About
The Freddie Reisman Center for Translational Research in Creativity and Motivation (FRC) addresses the disconnect between teachers' knowledge of creative and motivated students and teachers' beliefs that affect how they stifle rather than nourish creative students. The medical translational research model, referred to as Bench to Bedside, serves as our prototype for the FRC's model, Lab to Learner.
Background
Creativity and motivation researchers publish for other academics and in journals and funded grant reports that teachers, students, and the parents/guardians of the students and corporate trainers do not have ready or easy access. As these populations are not the audience for the researchers, it is difficult – if not impossible – for non-researcher to translate the research findings into language or activities that would benefit their learners and end-users.
Simply put, the researchers' findings are not readily accessible or understandable by the various populations that could implement the research. The research generally sits and languishes in journals and reports for the next researcher to read and utilize for a subsequent research study. Although significant and a good thing, on the one hand, the FRC's leadership believes that the lag time between research findings and applications of the research by the end-users is much too long, if it occurs at all. An FRC goal is to significantly decrease the lag time between excellent research findings and its impact on classroom learning and instruction.
Services Provided
Key research will be sought from USA and international creativity and motivation trailblazers that will be translated into language that PreK-12 teachers and higher education faculty (and corporate trainers), their students (and corporate employees) and the students’ family and/or caregivers can immediately understand, with strategies on implementing creativity and motivation across these audiences. The FRC also will develop a generic template with examples for translating educational research that can be applied to many disciplines.
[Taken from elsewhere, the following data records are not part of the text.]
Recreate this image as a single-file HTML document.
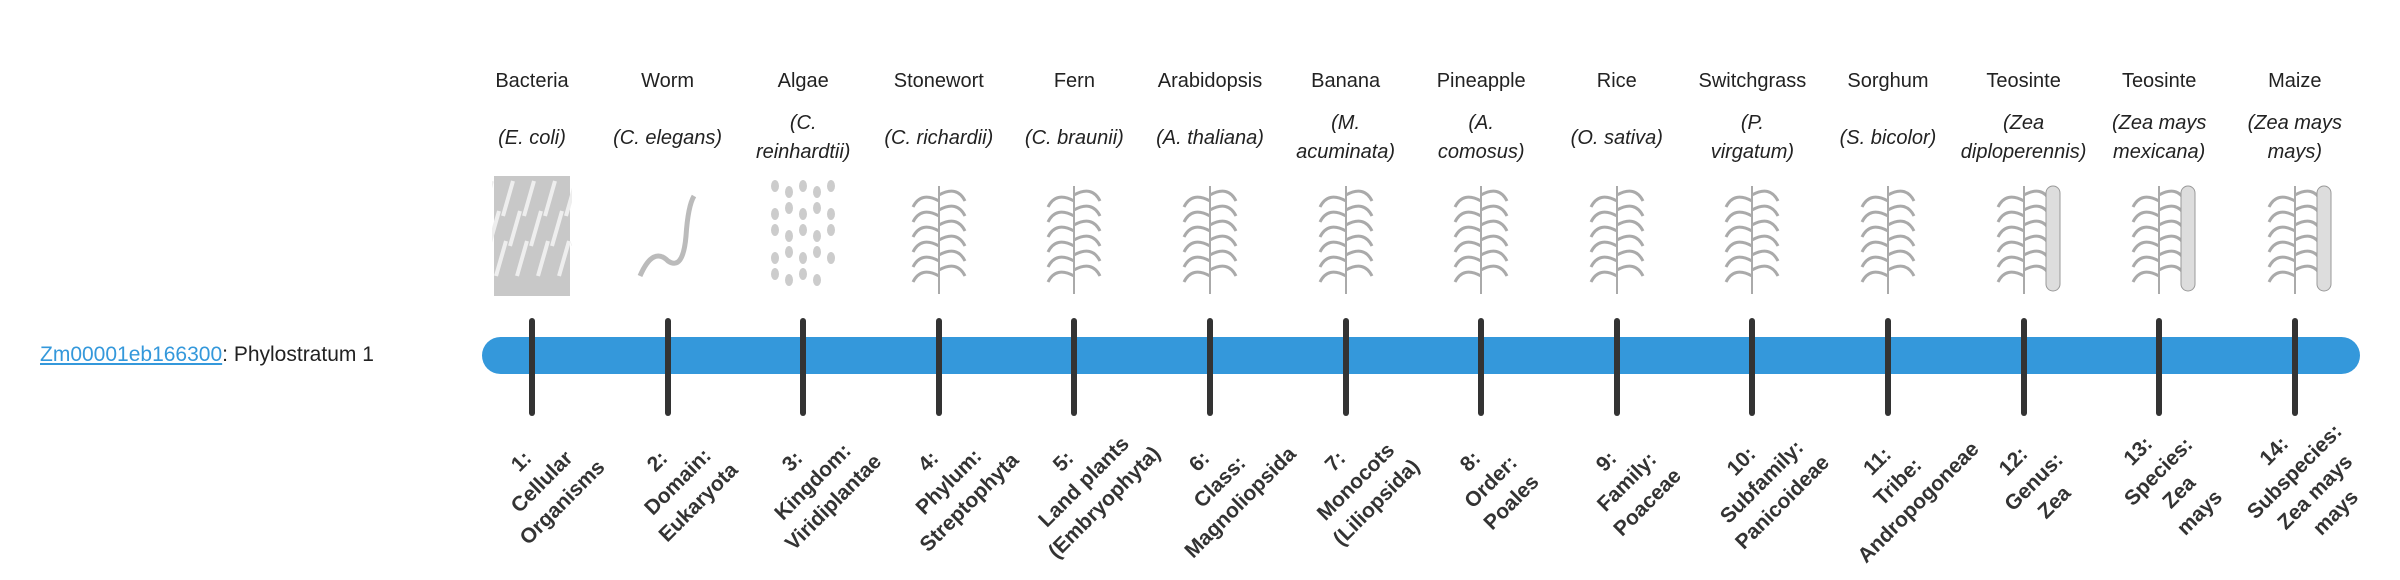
<!DOCTYPE html>
<html><head><meta charset="utf-8"><style>
body{margin:0;width:2400px;height:580px;background:#fff;position:relative;overflow:hidden;font-family:"Liberation Sans",sans-serif;color:#222}
.lbl{position:absolute;left:40px;top:340px;font-size:21px;line-height:30px}
.lbl a{color:#3498db;text-decoration:underline}
.bar{position:absolute;left:482px;top:337px;width:1878px;height:37px;background:#3498db;border-radius:19px}
.tick{position:absolute;top:318px;width:6px;height:98px;background:#333;border-radius:3px}
.col{position:absolute;width:136px;text-align:center;font-size:20px}
.name{position:absolute;top:66px;width:100%;line-height:30px}
.sp{position:absolute;top:103px;height:70px;width:100%;display:flex;align-items:center;justify-content:center;font-style:italic;line-height:29px}
.img{position:absolute;top:176px;left:28px;width:80px;height:120px}
.bl{position:absolute;top:482px;font-weight:bold;font-size:21px;line-height:29px;text-align:center;color:#333;white-space:nowrap;transform:translate(-50%,-50%) rotate(-45deg)}
</style></head><body>
<div class="lbl"><a>Zm00001eb166300</a>: Phylostratum 1</div>
<div class="bar"></div>
<div id="c"></div>
<script>
var names=["Bacteria","Worm","Algae","Stonewort","Fern","Arabidopsis","Banana","Pineapple","Rice","Switchgrass","Sorghum","Teosinte","Teosinte","Maize"];
var sp=["(E. coli)","(C. elegans)","(C.<br>reinhardtii)","(C. richardii)","(C. braunii)","(A. thaliana)","(M.<br>acuminata)","(A.<br>comosus)","(O. sativa)","(P.<br>virgatum)","(S. bicolor)","(Zea<br>diploperennis)","(Zea mays<br>mexicana)","(Zea mays<br>mays)"];
var bl=["1:<br>Cellular<br>Organisms","2:<br>Domain:<br>Eukaryota","3:<br>Kingdom:<br>Viridiplantae","4:<br>Phylum:<br>Streptophyta","5:<br>Land plants<br>(Embryophyta)","6:<br>Class:<br>Magnoliopsida","7:<br>Monocots<br>(Liliopsida)","8:<br>Order:<br>Poales","9:<br>Family:<br>Poaceae","10:<br>Subfamily:<br>Panicoideae","11:<br>Tribe:<br>Andropogoneae","12:<br>Genus:<br>Zea","13:<br>Species:<br>Zea<br>mays","14:<br>Subspecies:<br>Zea mays<br>mays"];
var h="";
for(var i=0;i<14;i++){
 var x=532+i*135.6;
 h+='<div class="tick" style="left:'+(x-3)+'px"></div>';
 var svg='<svg class="img" viewBox="0 0 80 120">';
 if(i==0){svg+='<rect x="2" y="0" width="76" height="120" fill="#c8c8c8"/>';for(var k=0;k<14;k++){svg+='<line x1="'+(k*7)+'" y1="'+(k%3*30+5)+'" x2="'+(k*7-10)+'" y2="'+(k%3*30+40)+'" stroke="#eee" stroke-width="4"/>';}}
 else if(i==1){svg+='<path d="M12 100 Q25 70 40 85 Q55 95 58 60 Q60 30 66 20" fill="none" stroke="#bbb" stroke-width="5"/>';}
 else if(i==2){for(var k=0;k<24;k++){svg+='<ellipse cx="'+(12+(k%5)*14)+'" cy="'+(10+Math.floor(k/5)*22+(k%2)*6)+'" rx="4" ry="6" fill="#ccc"/>';}}
 else{svg+='<line x1="40" y1="118" x2="40" y2="10" stroke="#aaa" stroke-width="2"/>';for(var k=0;k<6;k++){var y=100-k*15;svg+='<path d="M40 '+y+' Q22 '+(y-10)+' 14 '+(y+6)+'" fill="none" stroke="#aaa" stroke-width="3"/><path d="M40 '+(y-6)+' Q58 '+(y-16)+' 66 '+y+'" fill="none" stroke="#aaa" stroke-width="3"/>';}if(i>=11){svg+='<rect x="62" y="10" width="14" height="105" rx="7" fill="#ddd" stroke="#999"/>';}}
 svg+='</svg>';
 h+='<div class="col" style="left:'+(x-68)+'px;top:0"><div class="name">'+names[i]+'</div><div class="sp">'+sp[i]+'</div>'+svg+'</div>';
 h+='<div class="bl" style="left:'+(x+10)+'px">'+bl[i]+'</div>';
}
document.getElementById("c").innerHTML=h;
</script>
</body></html>
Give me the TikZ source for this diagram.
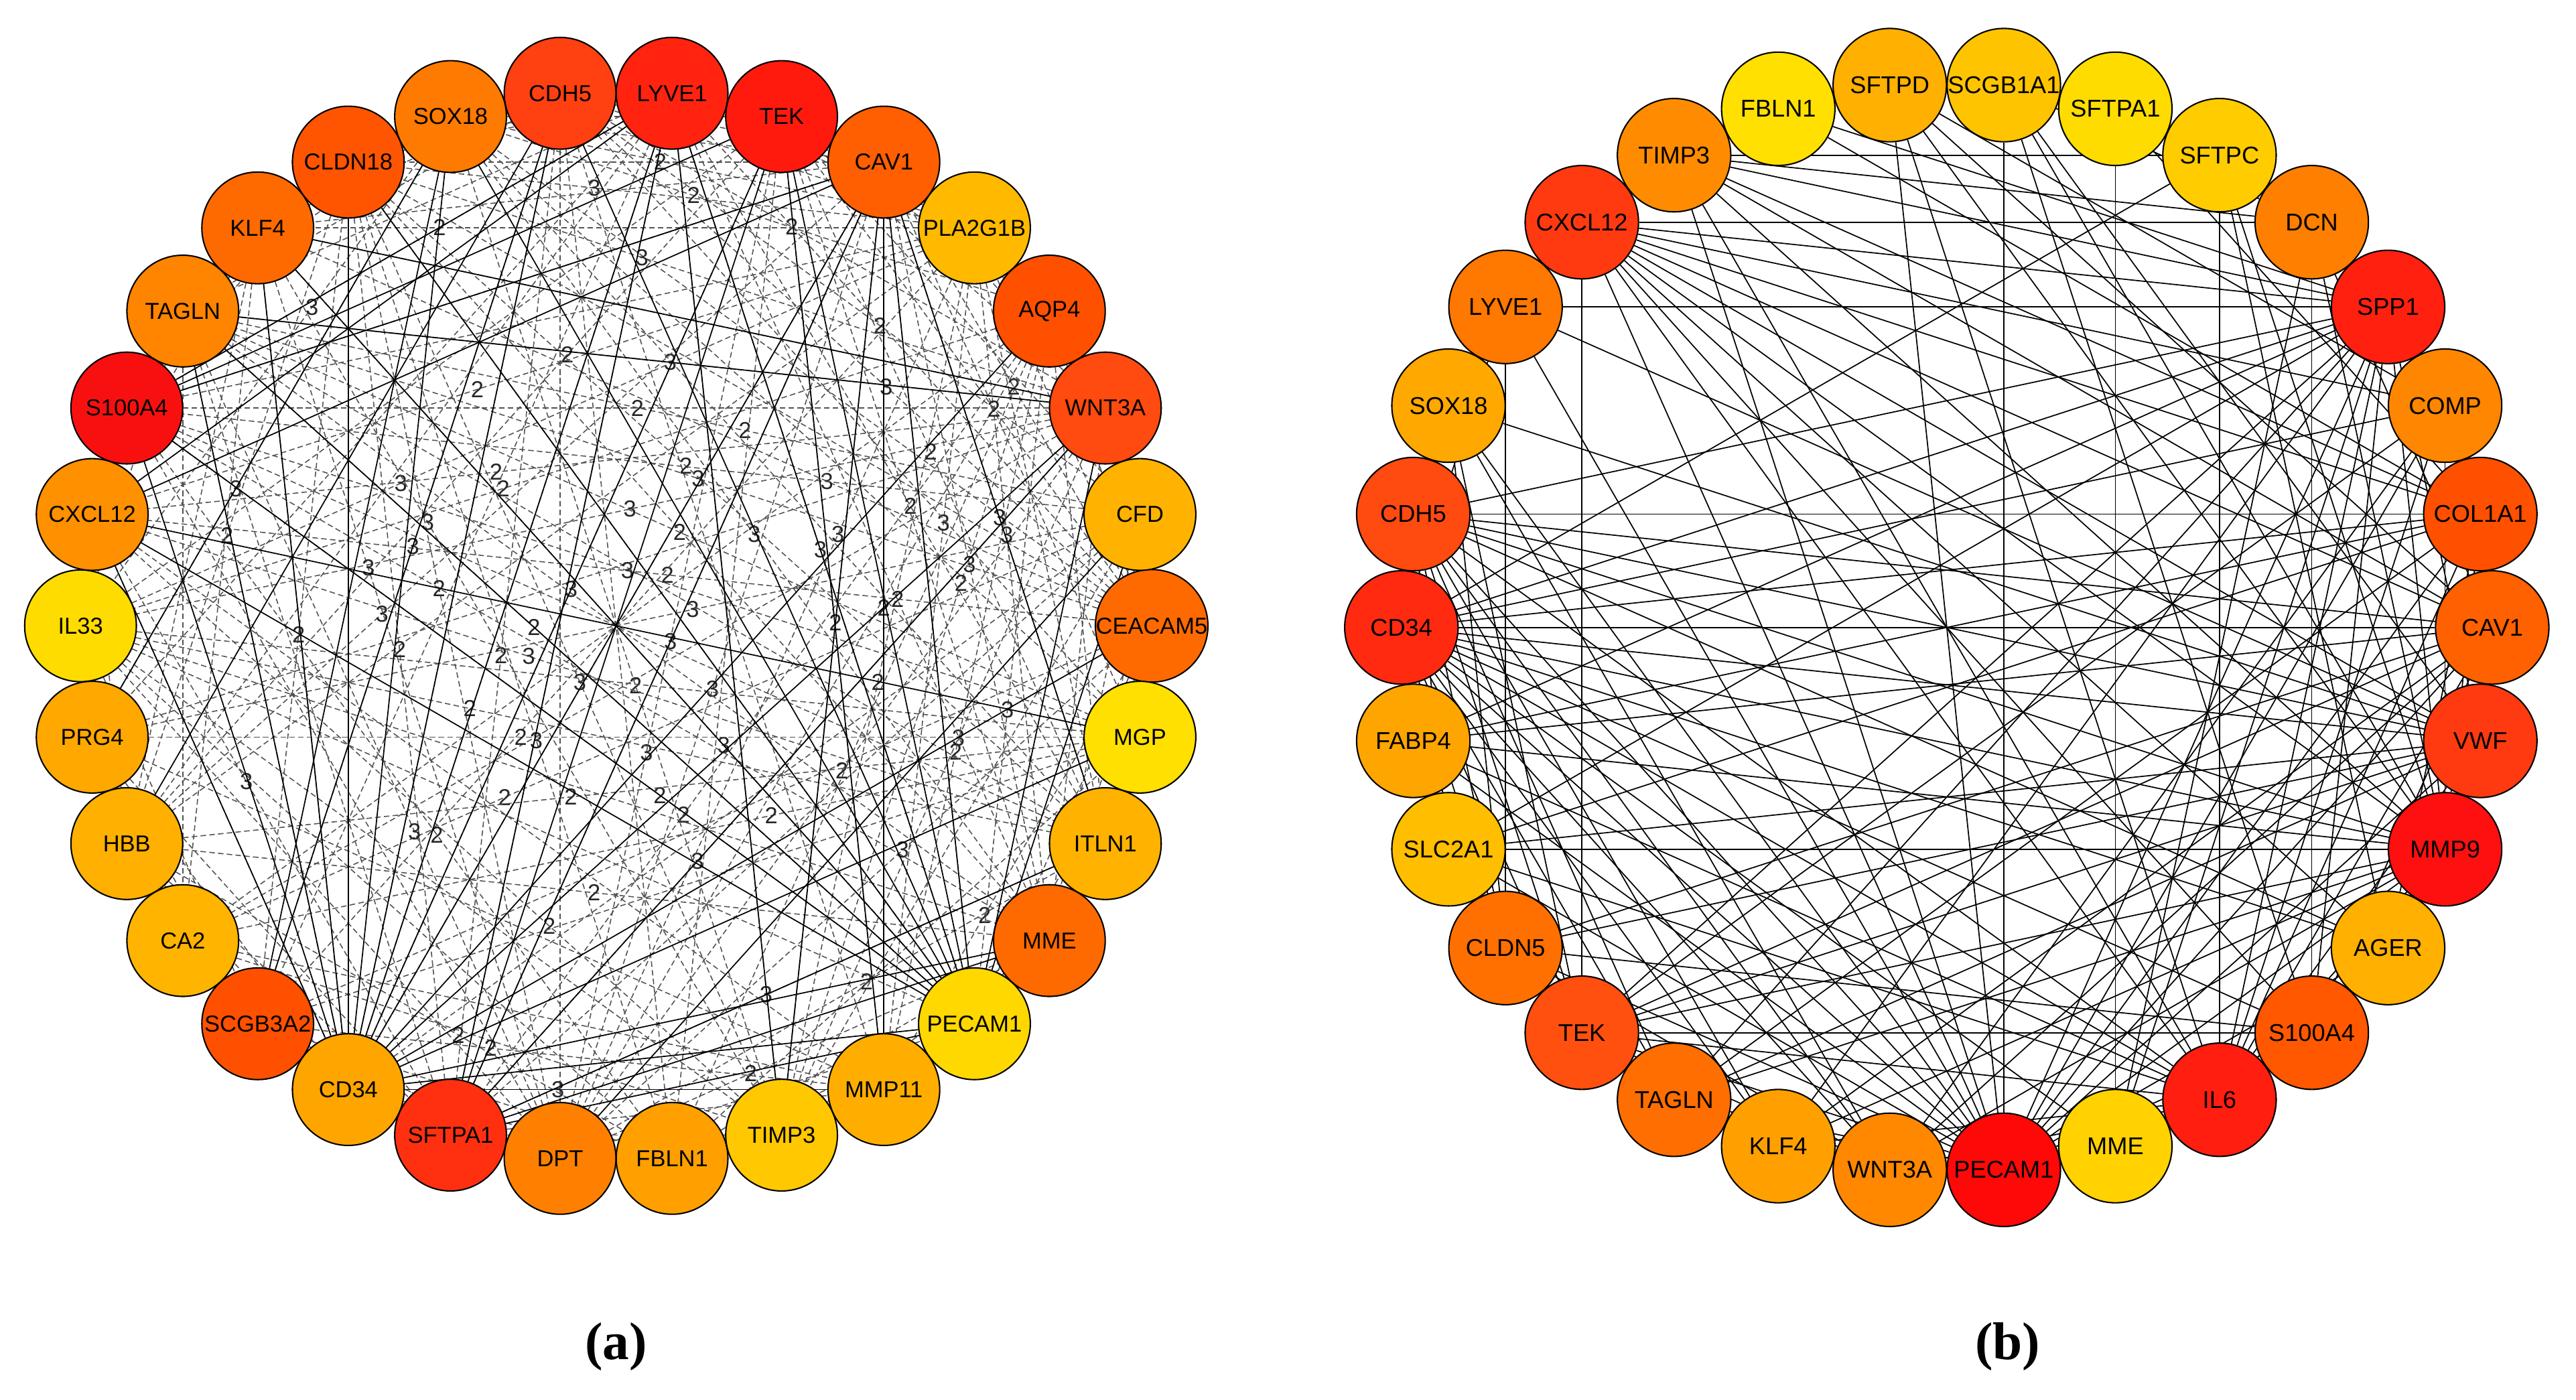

A team of Drexel University faculty, research students from across multiple disciplines within the University, and select like-minded organizations will be in contact with researchers from around the world collecting the best creativity and motivation research. The research will be assessed, and content evaluated for inclusion deemed important for instruction by FRC trained staff for translating the research to end user implementation. The Center’s funding also supports the recruitment of practicing teachers from across the nation who will collaborate with FRC’s leadership on designing authentic lessons based on relevant translated research to practice, including the experiences of the practicing teachers’ implementation of these lessons in their interactions with their students. Teacher feedback will lead to modifying the lesson plans as well as point out need for future research.
The FRC also will offer an evaluation plan for teachers to assess the results of the translational research. Center leadership will instruct the teachers and higher education faculty on how to use the provided evaluation plan as a template for teachers to create their own assessments. Thus, the FRC will offer suggested instructional and assessment activities derived from relevant research to implement with their students. It is noted that corporate trainers can apply the FRC’s services to their own learners.
The disruption to established educational models, especially due to the COVID-19 pandemic, creates a ripe environment for research to be applied to new educational environments (like virtual instruction and learner-centered education sometimes referred to as unschooling). Due to this disruption of historic educational models, the traditional instructor-learner interactions will need to be modified and documented through the translational efforts of the FRC.